Exercise inputs
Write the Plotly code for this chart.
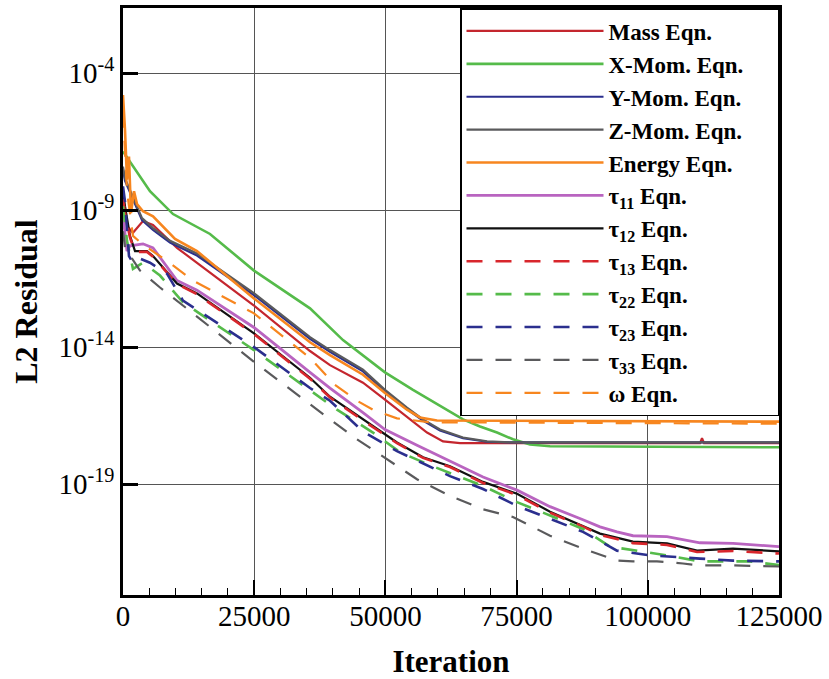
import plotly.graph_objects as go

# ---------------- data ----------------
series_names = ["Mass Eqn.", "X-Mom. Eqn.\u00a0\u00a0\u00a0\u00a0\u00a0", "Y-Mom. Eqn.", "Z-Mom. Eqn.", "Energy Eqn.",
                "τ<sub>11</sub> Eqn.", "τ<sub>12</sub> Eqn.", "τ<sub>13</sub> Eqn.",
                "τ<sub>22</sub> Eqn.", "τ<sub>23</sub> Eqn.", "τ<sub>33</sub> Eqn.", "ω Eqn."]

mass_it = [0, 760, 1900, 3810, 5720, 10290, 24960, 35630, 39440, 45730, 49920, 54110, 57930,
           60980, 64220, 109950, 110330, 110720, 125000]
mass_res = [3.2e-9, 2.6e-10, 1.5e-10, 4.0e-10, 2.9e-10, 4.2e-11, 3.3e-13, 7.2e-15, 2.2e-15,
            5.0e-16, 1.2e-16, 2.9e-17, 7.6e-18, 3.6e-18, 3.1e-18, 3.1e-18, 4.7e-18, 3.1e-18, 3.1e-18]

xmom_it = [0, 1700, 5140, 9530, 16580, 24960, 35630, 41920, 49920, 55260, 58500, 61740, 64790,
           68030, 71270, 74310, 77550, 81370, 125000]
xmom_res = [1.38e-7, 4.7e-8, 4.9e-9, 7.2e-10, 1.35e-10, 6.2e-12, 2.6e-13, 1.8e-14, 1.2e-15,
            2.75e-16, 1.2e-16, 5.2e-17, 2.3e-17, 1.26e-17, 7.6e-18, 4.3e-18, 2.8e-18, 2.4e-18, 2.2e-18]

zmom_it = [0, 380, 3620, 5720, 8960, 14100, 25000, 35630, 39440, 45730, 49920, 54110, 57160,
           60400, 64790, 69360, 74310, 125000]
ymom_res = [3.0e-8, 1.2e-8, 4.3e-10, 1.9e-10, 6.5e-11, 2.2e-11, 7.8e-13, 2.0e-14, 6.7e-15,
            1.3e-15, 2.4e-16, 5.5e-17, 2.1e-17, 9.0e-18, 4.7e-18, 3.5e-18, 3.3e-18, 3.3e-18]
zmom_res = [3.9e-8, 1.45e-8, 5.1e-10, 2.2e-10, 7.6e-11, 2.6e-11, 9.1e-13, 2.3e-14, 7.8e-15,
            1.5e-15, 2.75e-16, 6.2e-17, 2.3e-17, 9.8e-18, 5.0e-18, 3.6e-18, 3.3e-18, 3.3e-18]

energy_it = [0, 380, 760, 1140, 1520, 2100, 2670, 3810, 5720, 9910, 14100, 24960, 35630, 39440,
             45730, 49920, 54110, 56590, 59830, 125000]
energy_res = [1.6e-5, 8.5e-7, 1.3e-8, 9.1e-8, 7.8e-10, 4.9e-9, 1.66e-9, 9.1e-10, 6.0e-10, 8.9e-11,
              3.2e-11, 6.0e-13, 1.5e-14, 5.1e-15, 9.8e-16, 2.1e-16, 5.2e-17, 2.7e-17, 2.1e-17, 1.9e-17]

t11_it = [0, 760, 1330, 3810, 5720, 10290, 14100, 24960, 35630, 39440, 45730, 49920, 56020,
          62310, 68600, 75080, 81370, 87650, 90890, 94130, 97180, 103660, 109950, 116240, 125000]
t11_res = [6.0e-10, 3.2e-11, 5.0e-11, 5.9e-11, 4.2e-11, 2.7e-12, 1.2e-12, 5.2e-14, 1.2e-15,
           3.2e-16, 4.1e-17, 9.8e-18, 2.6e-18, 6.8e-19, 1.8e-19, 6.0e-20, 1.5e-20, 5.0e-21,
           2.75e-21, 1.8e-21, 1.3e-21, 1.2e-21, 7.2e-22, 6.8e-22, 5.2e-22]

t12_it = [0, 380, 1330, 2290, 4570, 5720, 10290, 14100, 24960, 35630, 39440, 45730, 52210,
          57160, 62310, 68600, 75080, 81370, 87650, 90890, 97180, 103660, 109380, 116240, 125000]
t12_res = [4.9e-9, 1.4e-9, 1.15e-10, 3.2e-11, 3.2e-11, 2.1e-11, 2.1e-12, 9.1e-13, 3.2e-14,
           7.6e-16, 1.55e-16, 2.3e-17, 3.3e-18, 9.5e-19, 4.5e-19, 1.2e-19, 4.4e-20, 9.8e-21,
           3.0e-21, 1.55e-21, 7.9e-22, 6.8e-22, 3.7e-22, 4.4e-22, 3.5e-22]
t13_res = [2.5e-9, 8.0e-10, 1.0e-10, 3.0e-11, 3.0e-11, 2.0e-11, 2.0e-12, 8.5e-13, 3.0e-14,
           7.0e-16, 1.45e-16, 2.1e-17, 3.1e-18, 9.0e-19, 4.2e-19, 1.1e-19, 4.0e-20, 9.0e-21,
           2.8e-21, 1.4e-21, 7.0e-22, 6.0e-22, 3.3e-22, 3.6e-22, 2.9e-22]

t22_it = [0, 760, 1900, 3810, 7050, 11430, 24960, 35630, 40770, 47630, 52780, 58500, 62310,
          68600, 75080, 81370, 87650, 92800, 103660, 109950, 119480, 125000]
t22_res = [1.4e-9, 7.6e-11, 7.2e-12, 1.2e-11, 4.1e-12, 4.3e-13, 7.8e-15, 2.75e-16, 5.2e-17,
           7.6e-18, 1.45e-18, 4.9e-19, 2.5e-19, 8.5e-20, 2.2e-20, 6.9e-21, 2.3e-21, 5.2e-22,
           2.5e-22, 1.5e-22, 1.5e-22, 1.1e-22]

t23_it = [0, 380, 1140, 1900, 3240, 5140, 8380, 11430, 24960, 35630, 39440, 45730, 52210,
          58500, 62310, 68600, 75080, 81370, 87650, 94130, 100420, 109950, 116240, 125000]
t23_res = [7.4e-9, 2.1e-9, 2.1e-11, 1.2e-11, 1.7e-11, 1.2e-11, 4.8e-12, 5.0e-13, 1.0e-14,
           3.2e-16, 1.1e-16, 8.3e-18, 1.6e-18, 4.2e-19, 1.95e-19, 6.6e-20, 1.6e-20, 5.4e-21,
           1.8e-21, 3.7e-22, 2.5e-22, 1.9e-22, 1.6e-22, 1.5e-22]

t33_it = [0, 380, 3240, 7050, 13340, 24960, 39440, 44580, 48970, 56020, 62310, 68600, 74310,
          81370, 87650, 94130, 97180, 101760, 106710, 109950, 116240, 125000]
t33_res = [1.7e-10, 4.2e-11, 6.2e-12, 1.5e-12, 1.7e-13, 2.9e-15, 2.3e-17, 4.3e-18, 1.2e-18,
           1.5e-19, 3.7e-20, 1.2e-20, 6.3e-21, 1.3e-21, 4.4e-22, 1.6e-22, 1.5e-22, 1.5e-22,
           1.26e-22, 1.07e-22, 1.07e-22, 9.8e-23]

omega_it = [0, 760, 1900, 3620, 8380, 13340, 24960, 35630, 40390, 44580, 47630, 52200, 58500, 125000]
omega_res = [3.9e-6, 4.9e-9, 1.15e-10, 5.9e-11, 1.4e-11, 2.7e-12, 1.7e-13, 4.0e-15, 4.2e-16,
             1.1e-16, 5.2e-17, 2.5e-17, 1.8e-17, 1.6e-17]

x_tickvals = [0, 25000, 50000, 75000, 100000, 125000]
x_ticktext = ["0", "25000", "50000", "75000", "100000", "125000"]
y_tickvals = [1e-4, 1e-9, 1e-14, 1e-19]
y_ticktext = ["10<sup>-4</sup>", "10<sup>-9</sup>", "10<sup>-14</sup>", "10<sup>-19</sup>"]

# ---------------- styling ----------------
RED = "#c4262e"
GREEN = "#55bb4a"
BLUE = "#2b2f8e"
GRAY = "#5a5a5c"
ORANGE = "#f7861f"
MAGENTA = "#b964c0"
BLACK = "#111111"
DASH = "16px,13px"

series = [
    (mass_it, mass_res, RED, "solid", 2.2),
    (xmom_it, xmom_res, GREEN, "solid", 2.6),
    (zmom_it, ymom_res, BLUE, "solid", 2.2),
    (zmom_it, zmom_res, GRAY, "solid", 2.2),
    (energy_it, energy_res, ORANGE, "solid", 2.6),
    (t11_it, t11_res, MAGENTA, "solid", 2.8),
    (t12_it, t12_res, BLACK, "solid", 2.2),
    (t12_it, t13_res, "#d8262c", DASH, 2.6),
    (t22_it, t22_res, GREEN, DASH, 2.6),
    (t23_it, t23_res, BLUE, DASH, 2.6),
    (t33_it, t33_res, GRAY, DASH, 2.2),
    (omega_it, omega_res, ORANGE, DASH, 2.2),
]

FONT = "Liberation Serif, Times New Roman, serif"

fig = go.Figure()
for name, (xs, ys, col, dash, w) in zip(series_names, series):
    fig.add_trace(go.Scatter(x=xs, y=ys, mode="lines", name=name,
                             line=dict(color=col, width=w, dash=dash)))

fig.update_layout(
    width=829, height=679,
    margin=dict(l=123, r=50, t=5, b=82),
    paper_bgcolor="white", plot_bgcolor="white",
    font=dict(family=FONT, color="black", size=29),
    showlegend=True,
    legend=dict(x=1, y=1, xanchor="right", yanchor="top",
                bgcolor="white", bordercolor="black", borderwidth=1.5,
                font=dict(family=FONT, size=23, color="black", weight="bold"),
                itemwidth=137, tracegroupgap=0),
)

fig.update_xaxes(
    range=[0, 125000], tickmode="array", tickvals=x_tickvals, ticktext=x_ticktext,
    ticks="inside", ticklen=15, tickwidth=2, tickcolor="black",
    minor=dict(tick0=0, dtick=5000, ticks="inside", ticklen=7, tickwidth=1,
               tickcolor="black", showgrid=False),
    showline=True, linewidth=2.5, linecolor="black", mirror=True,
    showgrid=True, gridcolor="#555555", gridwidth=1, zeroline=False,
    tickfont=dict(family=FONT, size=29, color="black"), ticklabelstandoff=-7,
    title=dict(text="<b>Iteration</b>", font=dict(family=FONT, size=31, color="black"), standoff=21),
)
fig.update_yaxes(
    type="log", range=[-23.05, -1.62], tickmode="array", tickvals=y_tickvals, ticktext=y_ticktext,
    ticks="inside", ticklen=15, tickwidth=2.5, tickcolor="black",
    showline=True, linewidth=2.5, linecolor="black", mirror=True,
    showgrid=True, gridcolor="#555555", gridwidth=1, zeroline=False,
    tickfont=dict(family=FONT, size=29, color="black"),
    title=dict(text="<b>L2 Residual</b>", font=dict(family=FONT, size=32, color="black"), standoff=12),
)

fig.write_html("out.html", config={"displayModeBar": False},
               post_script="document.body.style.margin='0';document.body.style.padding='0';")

--

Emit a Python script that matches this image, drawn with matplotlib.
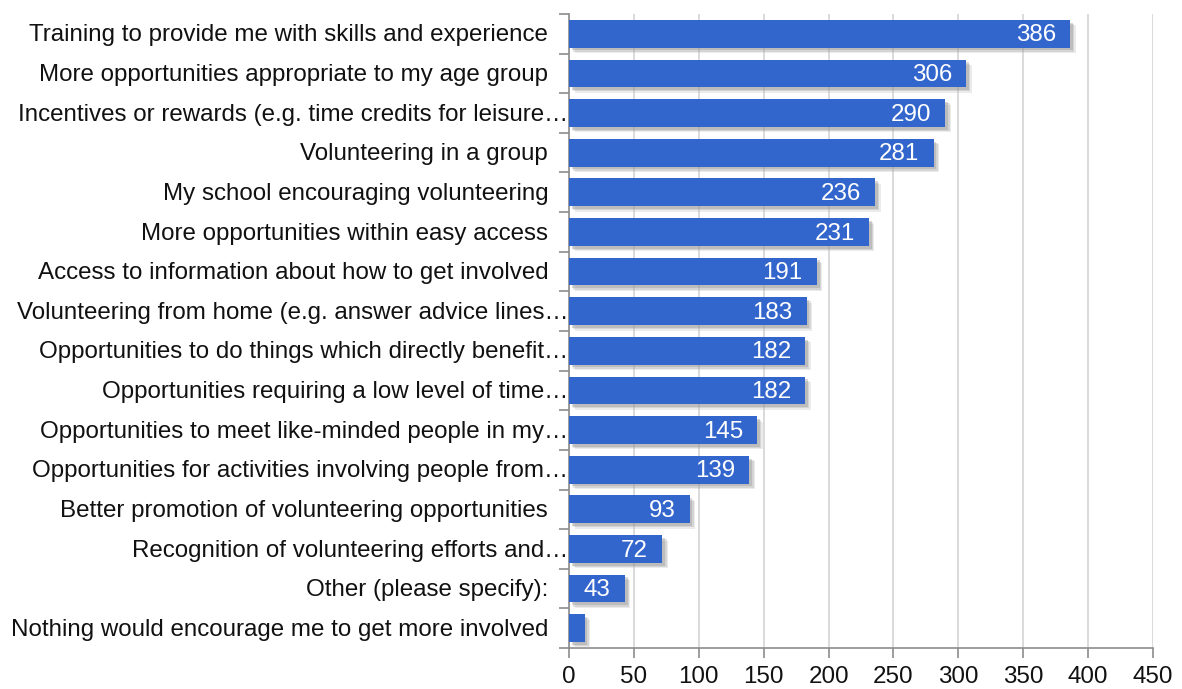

Exercise instructions
Lines that hold the word "this" are the ones to return, every one of them.

Final answer
Write the Plotly code for this chart.
Emit a Python script that matches this image, drawn with matplotlib.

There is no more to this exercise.